Hypotheses: \(H_0\): the data follow the specified distribution. \(H_1\): they do not.
The p-value is computed by comparing \(D\) to the Lilliefors distribution (via simulation or dedicated tables), not the standard KS distribution.

The red step function is the empirical CDF; the blue curve is the theoretical normal CDF with estimated parameters. The green segment marks the maximum distance \(D\).
Step-by-step example
A lab measures the viscosity of 30 samples. Before applying a \(t\)-test, the analyst checks for normality. The data give \(\bar{x} = 12.4\) cP, \(S = 1.8\) cP.

If \(p > 0.05\), normality is not rejected and the \(t\)-test can proceed. In R:
library(nortest)
lillie.test(x) # Lilliefors test
ks.test(x, "pnorm", mean(x), sd(x)) # KS test (wrong for normality: use lillie.test)
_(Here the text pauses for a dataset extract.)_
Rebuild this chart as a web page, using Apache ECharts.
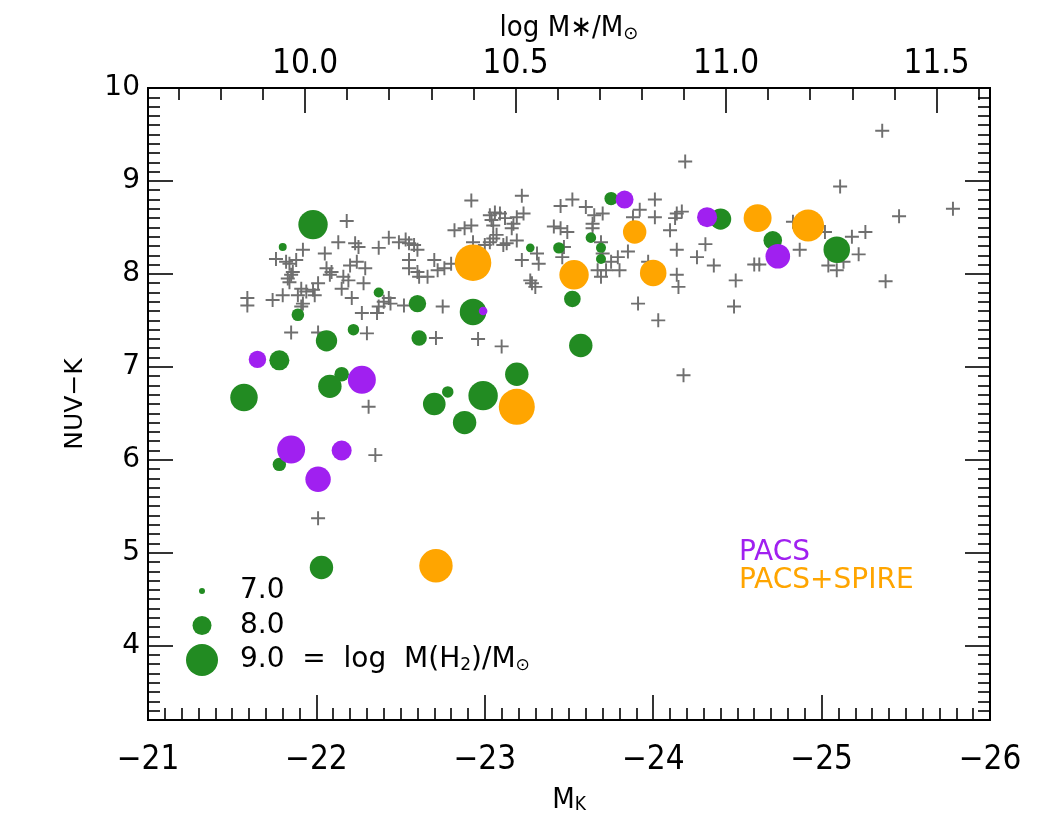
<!DOCTYPE html>
<html>
<head>
<meta charset="utf-8">
<script src="https://cdn.jsdelivr.net/npm/echarts@6/dist/echarts.min.js"></script>
<style>
    html, body {margin: 0; background: #fff;}
    #chart {width: 1050px; height: 825px;}
</style>
</head>
<body>
<div id="chart"></div>
<script>
// galaxies without Herschel detection (grey crosses)
var crossMK = [
    -22.18, -22.13, -22.23, -22.25, -22.37, -22.43, -22.49, -22.53, -22.55, -22.58,
    -22.60, -21.92, -21.76, -21.82, -21.84, -21.88, -22.05, -22.06, -22.09, -22.08,
    -22.20, -22.24, -22.29, -22.28, -22.16, -22.19, -22.15, -21.86, -21.85, -21.83,
    -21.84, -21.91, -21.89, -21.94, -21.98, -22.01, -21.99, -21.59, -21.59, -21.74,
    -21.80, -21.91, -21.92, -22.21, -22.27, -22.36, -22.37, -22.40, -22.43, -22.44,
    -22.52, -22.55, -22.55, -22.60, -22.61, -22.66, -22.70, -22.72, -22.76, -22.80,
    -22.75, -21.85, -22.01, -22.30, -22.71, -22.31, -22.35, -22.01, -24.19, -22.92,
    -23.22, -23.52, -23.45, -23.60, -23.65, -23.70, -24.01, -23.92, -23.88, -24.01,
    -24.14, -24.17, -24.13, -24.10, -23.03, -23.06, -23.09, -23.04, -23.12, -23.19,
    -23.23, -23.17, -23.16, -22.92, -22.88, -22.82, -23.05, -23.41, -23.45, -23.49,
    -23.64, -23.64, -23.07, -23.05, -23.03, -23.00, -22.93, -23.19, -23.11, -23.13,
    -23.47, -23.31, -23.32, -23.22, -23.46, -23.69, -23.70, -23.79, -23.85, -23.75,
    -23.80, -23.72, -23.67, -23.69, -23.27, -23.30, -23.28, -24.14, -24.15, -23.91,
    -24.03, -24.14, -24.31, -24.26, -24.36, -24.49, -24.48, -22.96, -23.10, -23.97,
    -25.36, -25.11, -25.78, -25.46, -25.26, -25.18, -25.02, -24.83, -24.87, -25.22,
    -25.04, -25.09, -25.13, -24.60, -24.63, -25.38, -24.18
];
var crossColor = [
    8.57, 8.34, 8.33, 8.29, 8.28, 8.39, 8.34, 8.37, 8.33, 8.31,
    8.26, 8.26, 8.16, 8.13, 8.11, 8.15, 8.22, 8.06, 8.02, 7.99,
    8.09, 8.13, 8.06, 7.90, 7.97, 7.93, 7.84, 8.02, 7.99, 7.95,
    7.91, 7.84, 7.77, 7.81, 7.83, 7.90, 7.77, 7.74, 7.66, 7.72,
    7.77, 7.65, 7.68, 7.74, 7.58, 7.58, 7.65, 7.70, 7.74, 7.68,
    7.66, 8.15, 8.06, 8.02, 7.97, 7.97, 8.15, 8.04, 8.06, 8.11,
    7.65, 7.37, 7.37, 7.36, 7.31, 6.57, 6.05, 5.37, 9.21, 8.79,
    8.84, 8.80, 8.73, 8.72, 8.63, 8.65, 8.80, 8.69, 8.61, 8.61,
    8.65, 8.67, 8.60, 8.47, 8.63, 8.66, 8.65, 8.58, 8.60, 8.61,
    8.65, 8.54, 8.49, 8.52, 8.49, 8.47, 8.52, 8.51, 8.49, 8.45,
    8.54, 8.49, 8.42, 8.38, 8.34, 8.31, 8.34, 8.36, 8.31, 8.33,
    8.29, 8.22, 8.11, 8.15, 8.18, 8.34, 8.22, 8.18, 8.24, 8.13,
    8.04, 8.04, 8.04, 7.97, 7.93, 7.86, 7.90, 7.99, 7.86, 7.68,
    7.50, 8.26, 8.32, 8.18, 8.09, 7.93, 7.65, 7.30, 7.22, 8.13,
    9.54, 8.94, 8.70, 8.62, 8.45, 8.40, 8.45, 8.56, 8.26, 8.21,
    8.09, 8.04, 8.13, 8.10, 8.10, 7.92, 6.91
];

// CO detections, no Herschel (green)
var greenMK = [
    -21.98, -21.80, -22.37, -22.60, -21.89, -22.22, -22.06, -22.61, -21.78, -22.15,
    -22.08, -21.57, -22.70, -22.78, -21.78, -23.75, -24.40, -23.63, -23.27, -23.44,
    -23.69, -23.69, -23.52, -22.93, -23.57, -24.71, -25.09, -23.19, -22.99, -22.88,
    -22.03
];
var greenColor = [
    8.53, 8.29, 7.80, 7.68, 7.56, 7.40, 7.28, 7.31, 7.07, 6.92,
    6.79, 6.67, 6.60, 6.73, 5.95, 8.81, 8.59, 8.39, 8.28, 8.28,
    8.28, 8.16, 7.73, 7.59, 7.23, 8.36, 8.26, 6.92, 6.69, 6.40,
    4.84
];
var greenH2 = [
    8.80, 7.15, 7.31, 7.88, 7.51, 7.42, 8.18, 7.72, 8.08, 7.66,
    8.34, 8.65, 8.28, 7.42, 7.57, 7.57, 8.18, 7.35, 7.20, 7.42,
    7.31, 7.31, 7.82, 8.58, 8.34, 7.97, 8.58, 8.34, 8.80, 8.34,
    8.34
];

// PACS+SPIRE (orange)
var spireMK = [-22.93, -23.53, -23.89, -24.00, -24.62, -24.92, -23.19, -22.71];
var spireColor = [8.12, 7.99, 8.45, 8.01, 8.60, 8.52, 6.57, 4.86];
var spireH2 = [9.35, 8.80, 8.34, 8.58, 8.69, 9.00, 9.31, 9.11];

// PACS only (purple)
var pacsMK = [-21.65, -22.27, -21.85, -22.15, -22.01, -23.83, -24.32, -22.99, -24.74];
var pacsColor = [7.08, 6.86, 6.11, 6.10, 5.79, 8.80, 8.61, 7.60, 8.19];
var pacsH2 = [7.88, 8.69, 8.69, 8.08, 8.49, 7.92, 8.08, 7.20, 8.43];

// axis ticks
var mkTicks = [-21, -22, -23, -24, -25, -26];
var colorTicks = [4, 5, 6, 7, 8, 9, 10];
var massTicks = [10.0, 10.5, 11.0, 11.5];
var sizeKey = [7.0, 8.0, 9.0];

var GREEN = '#228b22', ORANGE = '#ffa500', PURPLE = '#a020f0', GREY = '#6f6f6f';
var NARROW = "'Liberation Sans Narrow', 'DejaVu Sans Condensed', 'Liberation Sans', sans-serif";
var ROUND = "'DejaVu Sans', sans-serif";
var PLUS = 'path://M5.6,0H7.4V5.6H13V7.4H7.4V13H5.6V7.4H0V5.6H5.6Z';

// marker diameter from log M(H2)
function h2Size(m) {
    return 6 + 13 * (m - 7);
}

function pairs(xs, ys, ms) {
    return xs.map(function (x, i) {
        return ms ? [x, ys[i], ms[i]] : [x, ys[i]];
    });
}

// 0.1 steps between from and to, skipping the major positions
function minorTicks(from, to, every) {
    var out = [];
    for (var i = Math.round(from * 10); i <= Math.round(to * 10); i++) {
        if (i % every !== 0) out.push(i / 10);
    }
    return out;
}

function minus(v) {
    return String(v).replace('-', '\u2212');
}

var tickLine = {color: '#000', width: 1.6};

function majorAxis(extra) {
    return Object.assign({
        type: 'value',
        axisLine: {show: false, onZero: false},
        splitLine: {show: false}
    }, extra);
}

function minorAxis(extra, values) {
    return Object.assign({
        type: 'value',
        axisLine: {show: false, onZero: false},
        splitLine: {show: false},
        axisLabel: {show: false},
        axisTick: {inside: true, length: 12, customValues: values, lineStyle: tickLine}
    }, extra);
}

var chart = echarts.init(document.getElementById('chart'));

chart.setOption({
    animation: false,
    backgroundColor: '#fff',
    grid: {left: 148, right: 60, top: 88, bottom: 105, show: true, borderColor: '#000', borderWidth: 2},
    xAxis: [
        majorAxis({
            position: 'bottom', min: -26, max: -21, inverse: true,
            axisTick: {inside: true, length: 25, customValues: mkTicks, lineStyle: tickLine},
            axisLabel: {customValues: mkTicks, formatter: minus, margin: 24,
                fontFamily: NARROW, fontSize: 33, color: '#000'},
            name: 'M{sub|K}', nameLocation: 'middle', nameGap: 66,
            nameTextStyle: {fontFamily: NARROW, fontSize: 29, color: '#000',
                rich: {sub: {fontFamily: NARROW, fontSize: 19, lineHeight: 6, verticalAlign: 'bottom', color: '#000'}}}
        }),
        minorAxis({position: 'bottom', min: -26, max: -21, inverse: true}, minorTicks(-26, -21, 10)),
        majorAxis({
            position: 'top', min: 9.627, max: 11.627,
            axisTick: {inside: true, length: 25, customValues: massTicks, lineStyle: tickLine},
            axisLabel: {customValues: massTicks, margin: 7,
                formatter: function (v) { return v.toFixed(1); },
                fontFamily: NARROW, fontSize: 33, color: '#000'},
            name: 'log M\u2217/M{sub|\u2299}', nameLocation: 'middle', nameGap: 42,
            nameTextStyle: {fontFamily: NARROW, fontSize: 29, color: '#000',
                rich: {sub: {fontFamily: ROUND, fontSize: 18, lineHeight: 8, verticalAlign: 'bottom', color: '#000'}}}
        }),
        minorAxis({position: 'top', min: 9.627, max: 11.627}, minorTicks(9.7, 11.6, 5))
    ],
    yAxis: [
        majorAxis({
            position: 'left', min: 3.2, max: 10,
            axisTick: {inside: true, length: 25, customValues: colorTicks, lineStyle: tickLine},
            axisLabel: {customValues: colorTicks, margin: 8,
                fontFamily: ROUND, fontSize: 28, color: '#000'},
            name: 'NUV\u2212K', nameLocation: 'middle', nameGap: 60, nameRotate: 90,
            nameTextStyle: {fontFamily: ROUND, fontSize: 25, color: '#000'}
        }),
        minorAxis({position: 'left', min: 3.2, max: 10}, minorTicks(3.3, 9.9, 10)),
        majorAxis({
            position: 'right', min: 3.2, max: 10,
            axisTick: {inside: true, length: 25, customValues: colorTicks, lineStyle: tickLine},
            axisLabel: {show: false}
        }),
        minorAxis({position: 'right', min: 3.2, max: 10}, minorTicks(3.3, 9.9, 10))
    ],
    series: [
        {
            type: 'scatter', name: 'no CO',
            data: pairs(crossMK, crossColor),
            symbol: PLUS, symbolSize: 14,
            itemStyle: {color: GREY, opacity: 1}
        },
        {
            type: 'scatter', name: 'CO',
            data: pairs(greenMK, greenColor, greenH2),
            symbol: 'circle',
            symbolSize: function (d) { return h2Size(d[2]); },
            itemStyle: {color: GREEN, opacity: 1}
        },
        {
            type: 'scatter', name: 'PACS+SPIRE',
            data: pairs(spireMK, spireColor, spireH2),
            symbol: 'circle',
            symbolSize: function (d) { return h2Size(d[2]); },
            itemStyle: {color: ORANGE, opacity: 1}
        },
        {
            type: 'scatter', name: 'PACS',
            data: pairs(pacsMK, pacsColor, pacsH2),
            symbol: 'circle',
            symbolSize: function (d) { return h2Size(d[2]); },
            itemStyle: {color: PURPLE, opacity: 1}
        }
    ],
    graphic: sizeKey.map(function (m, i) {
        return {
            type: 'circle', silent: true,
            shape: {cx: 202, cy: 591 + i * 34.5, r: h2Size(m) / 2},
            style: {fill: GREEN}
        };
    }).concat(sizeKey.map(function (m, i) {
        return {
            type: 'text', silent: true, x: 240, y: 591 + i * 34.5,
            style: {
                text: m.toFixed(1) + (i === 2 ? '  =  log  M(H{sub|2})/M{sub|\u2299}' : ''),
                font: '28px ' + ROUND, fill: '#000',
                verticalAlign: 'middle', textVerticalAlign: 'middle',
                rich: {sub: {fontFamily: ROUND, fontSize: 17, lineHeight: 8, verticalAlign: 'bottom', fill: '#000'}}
            }
        };
    })).concat([
        {
            type: 'text', silent: true, x: 739, y: 553,
            style: {text: 'PACS', font: '28px ' + ROUND, fill: PURPLE,
                verticalAlign: 'middle', textVerticalAlign: 'middle'}
        },
        {
            type: 'text', silent: true, x: 739, y: 581,
            style: {text: 'PACS+SPIRE', font: '28px ' + ROUND, fill: ORANGE,
                verticalAlign: 'middle', textVerticalAlign: 'middle'}
        }
    ])
});
</script>
</body>
</html>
Comparison with other normality tests
The KS/Lilliefors test is one of several options for testing normality. Each has different strengths:
| Test | Best for | Power | Notes |
|---|---|---|---|
| Lilliefors | General normality | Moderate | Parameters estimated from data |
| Shapiro-Wilk | Small to medium samples (\(n \leq 50\)) | High | Most powerful for normality |
| Anderson-Darling | Tail sensitivity | High | Weights tails more than center |
| KS (original) | Known parameters | Moderate | Too conservative when parameters estimated |
⚠️ Shapiro-Wilk is almost always preferred over Lilliefors for normality testing
For testing normality, Shapiro-Wilk has higher power than the Lilliefors test across almost all sample sizes and departures from normality. Unless you have a specific reason to use Lilliefors (e.g., software constraints), use Shapiro-Wilk in R: shapiro.test(x).
The original KS test (with known parameters) should never be used for normality testing when the mean and variance are estimated from the data: the p-values will be too large (too conservative) because the KS critical values assume fully specified distributions.
⚠️ All normality tests have low power for small samples and high power for large ones
For \(n < 20\), normality tests rarely reject \(H_0\) even for clearly non-normal data: the test has low power. For \(n > 100\), they often reject \(H_0\) for trivial departures from normality that have no practical consequence. A Q-Q plot is always a useful complement to the formal test: it shows where and how the data depart from normality, which the p-value alone does not reveal.
💡 Practical workflow for normality checking
A robust approach to normality checking before parametric tests:
- Plot a Q-Q plot:
qqnorm(x); qqline(x). - Run Shapiro-Wilk:
shapiro.test(x). - If \(n > 50\), complement with Anderson-Darling:
nortest::ad.test(x). - Consider the robustness of the downstream test: the \(t\)-test is fairly robust to mild non-normality for \(n \geq 30\), so a minor departure from normality may not matter.
Reject the parametric test only when the Q-Q plot shows a clear systematic departure and the normality test confirms it.